A central concern regarding reproduction is power, power between men and women, between the state and its citizens, between clinicians and their patients. This talk contextualized the current state of global reproductive health by considering its history as a one of power inequalities and inequities but also one of resistance and revolution. It explored a few core events within the history of reproductive health since the early twentieth century, in particular the spread and uptake of modern forms of birth control, the mid-century population control movement, the increased legalization of abortion globally since the 1960s, and the shift away from family planning to reproductive health and reproductive justice. By doing so, it outlined how history, especially regarding reproductive health, is a useful tool for health care practitioners.

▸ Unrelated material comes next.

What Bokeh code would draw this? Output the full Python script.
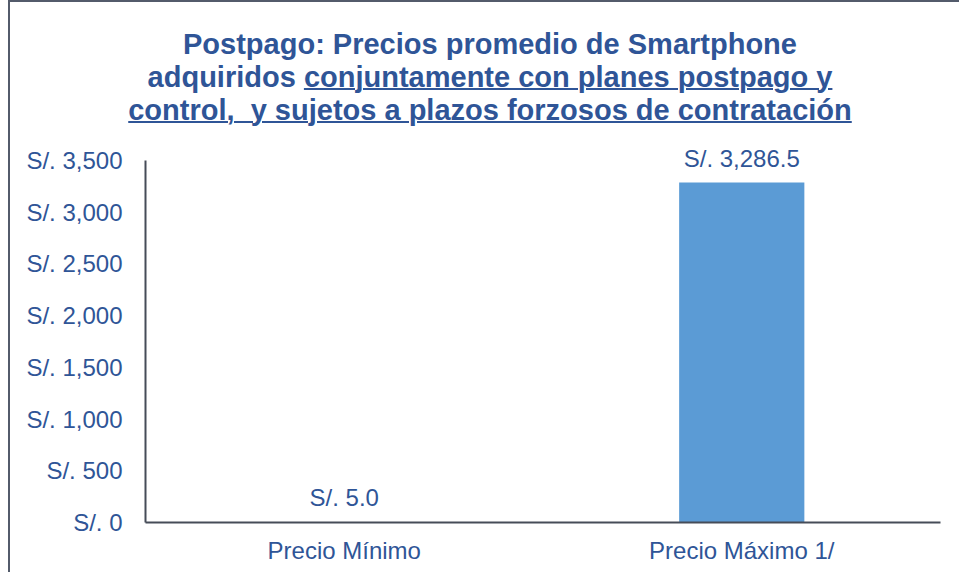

In the early 1950s, abortion was punishable by law in China. How then did China come to have one of the world’s highest abortion rates? Drawing on the grassroots history of birth control and abortion, the session explained how abortion inadvertently became a primary method of fertility control in China. Dr. Mellors Rodriguez spoke about the intricate evolution of the Chinese government implementing political campaigns leading the population from growth to contraction based on its need.
Safe abortion care is an essential component of comprehensive health care. In settings where abortion is restricted, patients often access abortion outside of the formal healthcare system. For many people, particularly in developing countries, these constraints lead to unsafe abortion. Almost half of abortions worldwide are unsafe. Tragically, unsafe abortion is the leading preventable cause of maternal mortality and contributes to 13% of maternal deaths worldwide.
There are innovative solutions to this problem though. Both abroad and in the United States, Dr. Laursen will discuss who is working to improve the safety of abortion. She will show how both large changes in policy and individual grassroots educations work to empower patients, ensure safe abortion, and improve reproductive health overall.
How does structural racism impact abortion policy, access, and outcomes? This talk unpacked the history of abortion in racialized communities in the US, explore the relationship between structural racism and abortion access, and describe the inequitable effects of abortion restrictions at home and abroad.